Short problem:
All the data should be repeated exactly. Any image in it is left out.

Raw data:
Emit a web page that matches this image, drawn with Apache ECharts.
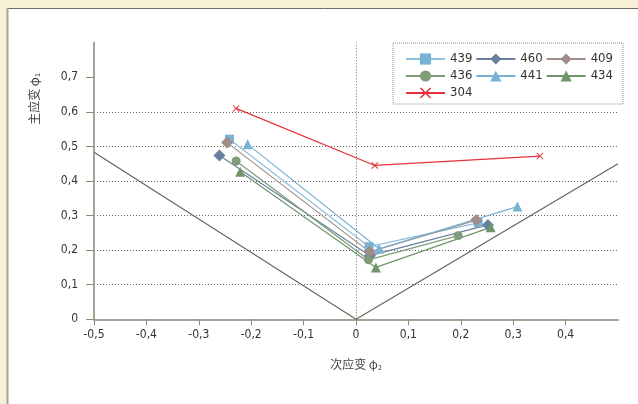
<!DOCTYPE html>
<html>
<head>
<meta charset="utf-8">
<script src="https://cdn.jsdelivr.net/npm/echarts@6/dist/echarts.min.js"></script>
<style>
html,body{margin:0;padding:0;background:#f7f0d6;}
#c{width:638px;height:404px;}
</style>
</head>
<body>
<div id="c"></div>
<script>
// ---- data ----
var seriesNames = ['439', '460', '409', '436', '441', '434', '304'];
var s439 = [[-0.2415, 0.521], [0.025, 0.210], [0.233, 0.279]];
var s460 = [[-0.2606, 0.474], [0.0265, 0.184], [0.2518, 0.273]];
var s409 = [[-0.246, 0.511], [0.026, 0.195], [0.2295, 0.287]];
var s436 = [[-0.2288, 0.458], [0.0238, 0.172], [0.195, 0.242]];
var s441 = [[-0.2067, 0.506], [0.044, 0.204], [0.308, 0.326]];
var s434 = [[-0.221, 0.427], [0.038, 0.150], [0.257, 0.266]];
var s304 = [[-0.2288, 0.610], [0.036, 0.445], [0.351, 0.472]];
var limitLine = [[-0.5, 0.483], [0, 0], [0.5, 0.45]];
var xTicks = [-0.5, -0.4, -0.3, -0.2, -0.1, 0, 0.1, 0.2, 0.3, 0.4];
var yTicks = [0, 0.1, 0.2, 0.3, 0.4, 0.5, 0.6, 0.7];

var FONT = "'Liberation Sans Narrow','DejaVu Sans Condensed',sans-serif";
function fmt(v) {
  if (Math.abs(v) < 1e-9) return '0';
  return v.toFixed(1).replace('.', ',');
}
var crossPath = 'path://M0,1 L1,0 L5,4 L9,0 L10,1 L6,5 L10,9 L9,10 L5,6 L1,10 L0,9 L4,5 Z';

function mk(name, data, color, lineColor, symbol, size) {
  return {
    name: name, type: 'line', data: data, symbol: symbol, symbolSize: size,
    itemStyle: {color: color},
    lineStyle: {color: lineColor, width: 1.2},
    emphasis: {disabled: true}, animation: false, z: 3
  };
}

var chart = echarts.init(document.getElementById('c'), null, {renderer: 'canvas'});
chart.setOption({
  animation: false,
  graphic: [
    {type: 'rect', z: -10, silent: true, shape: {x: 8, y: 8, width: 640, height: 410}, style: {fill: '#ffffff'}},
    {type: 'line', z: -9, silent: true, shape: {x1: 8, y1: 8.5, x2: 640, y2: 8.5}, style: {stroke: '#6e6e62', lineWidth: 1}},
    {type: 'line', z: -9, silent: true, shape: {x1: 7.5, y1: 8, x2: 7.5, y2: 410}, style: {stroke: '#a3a298', lineWidth: 2}},
    {type: 'text', silent: true, x: 34, y: 99, rotation: Math.PI / 2, style: {
      text: '{a|主应变 φ}{s|1}', align: 'center', verticalAlign: 'middle',
      rich: {
        a: {fontFamily: "'Noto Sans CJK SC',sans-serif", fontSize: 12, fill: '#444'},
        s: {fontFamily: "'Noto Sans CJK SC',sans-serif", fontSize: 7, fill: '#444', padding: [6, 0, 0, 0]}
      }
    }}
  ],
  grid: {left: 94, right: 20, top: 42.7, bottom: 84.7, containLabel: false},
  legend: {
    data: seriesNames,
    left: 393, top: 43,
    width: 229,
    orient: 'horizontal',
    padding: [9, 10, 4, 12],
    itemGap: 3,
    itemWidth: 39, itemHeight: 14,
    borderColor: '#888', borderWidth: 1, borderType: 'dotted',
    textStyle: {fontFamily: FONT, fontSize: 13, color: '#333', width: 22, lineHeight: 14}
  },
  xAxis: {
    type: 'value', min: -0.5, max: 0.5, interval: 0.1,
    name: '{a|次应变 φ}{s|2}', nameLocation: 'middle', nameGap: 39,
    nameTextStyle: {
      rich: {
        a: {fontFamily: "'Noto Sans CJK SC',sans-serif", fontSize: 12, color: '#444'},
        s: {fontFamily: "'Noto Sans CJK SC',sans-serif", fontSize: 7, color: '#444', padding: [6, 0, 0, 0]}
      }
    },
    axisLine: {onZero: false, lineStyle: {color: '#a3a295', width: 2}},
    axisTick: {show: true, length: 6, customValues: xTicks, lineStyle: {color: '#8a897c', width: 1}},
    axisLabel: {customValues: xTicks, formatter: fmt, margin: 10, fontFamily: FONT, fontSize: 12, color: '#333'},
    splitLine: {show: false}
  },
  yAxis: {
    type: 'value', min: 0, max: 0.8, interval: 0.1,
    axisLine: {show: true, onZero: false, lineStyle: {color: '#a3a295', width: 2}},
    axisTick: {show: true, length: 8, customValues: yTicks, lineStyle: {color: '#8a897c', width: 1}},
    axisLabel: {customValues: yTicks, formatter: fmt, margin: 16, fontFamily: FONT, fontSize: 12, color: '#333'},
    splitLine: {show: true, showMinLine: false, showMaxLine: false, lineStyle: {color: '#666', type: [1, 2], width: 1}}
  },
  series: [
    {
      name: 'limit', type: 'line', data: limitLine, symbol: 'none',
      lineStyle: {color: '#66665a', width: 1.2}, z: 2, silent: true,
      markLine: {
        silent: true, symbol: 'none', label: {show: false},
        lineStyle: {color: '#666', type: [1, 2], width: 1},
        data: [{xAxis: 0}]
      }
    },
    mk('439', s439, '#79b2d2', '#8cc0dc', 'rect', 9),
    mk('460', s460, '#6b7fa0', '#6b7fa0', 'diamond', 12),
    mk('409', s409, '#a08d86', '#a08d86', 'diamond', 12),
    mk('436', s436, '#7e9c78', '#7e9c78', 'circle', 9),
    mk('441', s441, '#79b2d2', '#79b2d2', 'triangle', 10),
    mk('434', s434, '#70956a', '#70956a', 'triangle', 10),
    mk('304', s304, '#e8303c', '#e8303c', crossPath, 7)
  ]
});
</script>
</body>
</html>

The output:
Emit a web page that matches this image, drawn with Apache ECharts.
<!DOCTYPE html>
<html>
<head>
<meta charset="utf-8">
<script src="https://cdn.jsdelivr.net/npm/echarts@6/dist/echarts.min.js"></script>
<style>
html,body{margin:0;padding:0;background:#f7f0d6;}
#c{width:638px;height:404px;}
</style>
</head>
<body>
<div id="c"></div>
<script>
// ---- data ----
var seriesNames = ['439', '460', '409', '436', '441', '434', '304'];
var s439 = [[-0.2415, 0.521], [0.025, 0.210], [0.233, 0.279]];
var s460 = [[-0.2606, 0.474], [0.0265, 0.184], [0.2518, 0.273]];
var s409 = [[-0.246, 0.511], [0.026, 0.195], [0.2295, 0.287]];
var s436 = [[-0.2288, 0.458], [0.0238, 0.172], [0.195, 0.242]];
var s441 = [[-0.2067, 0.506], [0.044, 0.204], [0.308, 0.326]];
var s434 = [[-0.221, 0.427], [0.038, 0.150], [0.257, 0.266]];
var s304 = [[-0.2288, 0.610], [0.036, 0.445], [0.351, 0.472]];
var limitLine = [[-0.5, 0.483], [0, 0], [0.5, 0.45]];
var xTicks = [-0.5, -0.4, -0.3, -0.2, -0.1, 0, 0.1, 0.2, 0.3, 0.4];
var yTicks = [0, 0.1, 0.2, 0.3, 0.4, 0.5, 0.6, 0.7];

var FONT = "'Liberation Sans Narrow','DejaVu Sans Condensed',sans-serif";
function fmt(v) {
  if (Math.abs(v) < 1e-9) return '0';
  return v.toFixed(1).replace('.', ',');
}
var crossPath = 'path://M0,1 L1,0 L5,4 L9,0 L10,1 L6,5 L10,9 L9,10 L5,6 L1,10 L0,9 L4,5 Z';

function mk(name, data, color, lineColor, symbol, size) {
  return {
    name: name, type: 'line', data: data, symbol: symbol, symbolSize: size,
    itemStyle: {color: color},
    lineStyle: {color: lineColor, width: 1.2},
    emphasis: {disabled: true}, animation: false, z: 3
  };
}

var chart = echarts.init(document.getElementById('c'), null, {renderer: 'canvas'});
chart.setOption({
  animation: false,
  graphic: [
    {type: 'rect', z: -10, silent: true, shape: {x: 8, y: 8, width: 640, height: 410}, style: {fill: '#ffffff'}},
    {type: 'line', z: -9, silent: true, shape: {x1: 8, y1: 8.5, x2: 640, y2: 8.5}, style: {stroke: '#6e6e62', lineWidth: 1}},
    {type: 'line', z: -9, silent: true, shape: {x1: 7.5, y1: 8, x2: 7.5, y2: 410}, style: {stroke: '#a3a298', lineWidth: 2}},
    {type: 'text', silent: true, x: 34, y: 99, rotation: Math.PI / 2, style: {
      text: '{a|主应变 φ}{s|1}', align: 'center', verticalAlign: 'middle',
      rich: {
        a: {fontFamily: "'Noto Sans CJK SC',sans-serif", fontSize: 12, fill: '#444'},
        s: {fontFamily: "'Noto Sans CJK SC',sans-serif", fontSize: 7, fill: '#444', padding: [6, 0, 0, 0]}
      }
    }}
  ],
  grid: {left: 94, right: 20, top: 42.7, bottom: 84.7, containLabel: false},
  legend: {
    data: seriesNames,
    left: 393, top: 43,
    width: 229,
    orient: 'horizontal',
    padding: [9, 10, 4, 12],
    itemGap: 3,
    itemWidth: 39, itemHeight: 14,
    borderColor: '#888', borderWidth: 1, borderType: 'dotted',
    textStyle: {fontFamily: FONT, fontSize: 13, color: '#333', width: 22, lineHeight: 14}
  },
  xAxis: {
    type: 'value', min: -0.5, max: 0.5, interval: 0.1,
    name: '{a|次应变 φ}{s|2}', nameLocation: 'middle', nameGap: 39,
    nameTextStyle: {
      rich: {
        a: {fontFamily: "'Noto Sans CJK SC',sans-serif", fontSize: 12, color: '#444'},
        s: {fontFamily: "'Noto Sans CJK SC',sans-serif", fontSize: 7, color: '#444', padding: [6, 0, 0, 0]}
      }
    },
    axisLine: {onZero: false, lineStyle: {color: '#a3a295', width: 2}},
    axisTick: {show: true, length: 6, customValues: xTicks, lineStyle: {color: '#8a897c', width: 1}},
    axisLabel: {customValues: xTicks, formatter: fmt, margin: 10, fontFamily: FONT, fontSize: 12, color: '#333'},
    splitLine: {show: false}
  },
  yAxis: {
    type: 'value', min: 0, max: 0.8, interval: 0.1,
    axisLine: {show: true, onZero: false, lineStyle: {color: '#a3a295', width: 2}},
    axisTick: {show: true, length: 8, customValues: yTicks, lineStyle: {color: '#8a897c', width: 1}},
    axisLabel: {customValues: yTicks, formatter: fmt, margin: 16, fontFamily: FONT, fontSize: 12, color: '#333'},
    splitLine: {show: true, showMinLine: false, showMaxLine: false, lineStyle: {color: '#666', type: [1, 2], width: 1}}
  },
  series: [
    {
      name: 'limit', type: 'line', data: limitLine, symbol: 'none',
      lineStyle: {color: '#66665a', width: 1.2}, z: 2, silent: true,
      markLine: {
        silent: true, symbol: 'none', label: {show: false},
        lineStyle: {color: '#666', type: [1, 2], width: 1},
        data: [{xAxis: 0}]
      }
    },
    mk('439', s439, '#79b2d2', '#8cc0dc', 'rect', 9),
    mk('460', s460, '#6b7fa0', '#6b7fa0', 'diamond', 12),
    mk('409', s409, '#a08d86', '#a08d86', 'diamond', 12),
    mk('436', s436, '#7e9c78', '#7e9c78', 'circle', 9),
    mk('441', s441, '#79b2d2', '#79b2d2', 'triangle', 10),
    mk('434', s434, '#70956a', '#70956a', 'triangle', 10),
    mk('304', s304, '#e8303c', '#e8303c', crossPath, 7)
  ]
});
</script>
</body>
</html>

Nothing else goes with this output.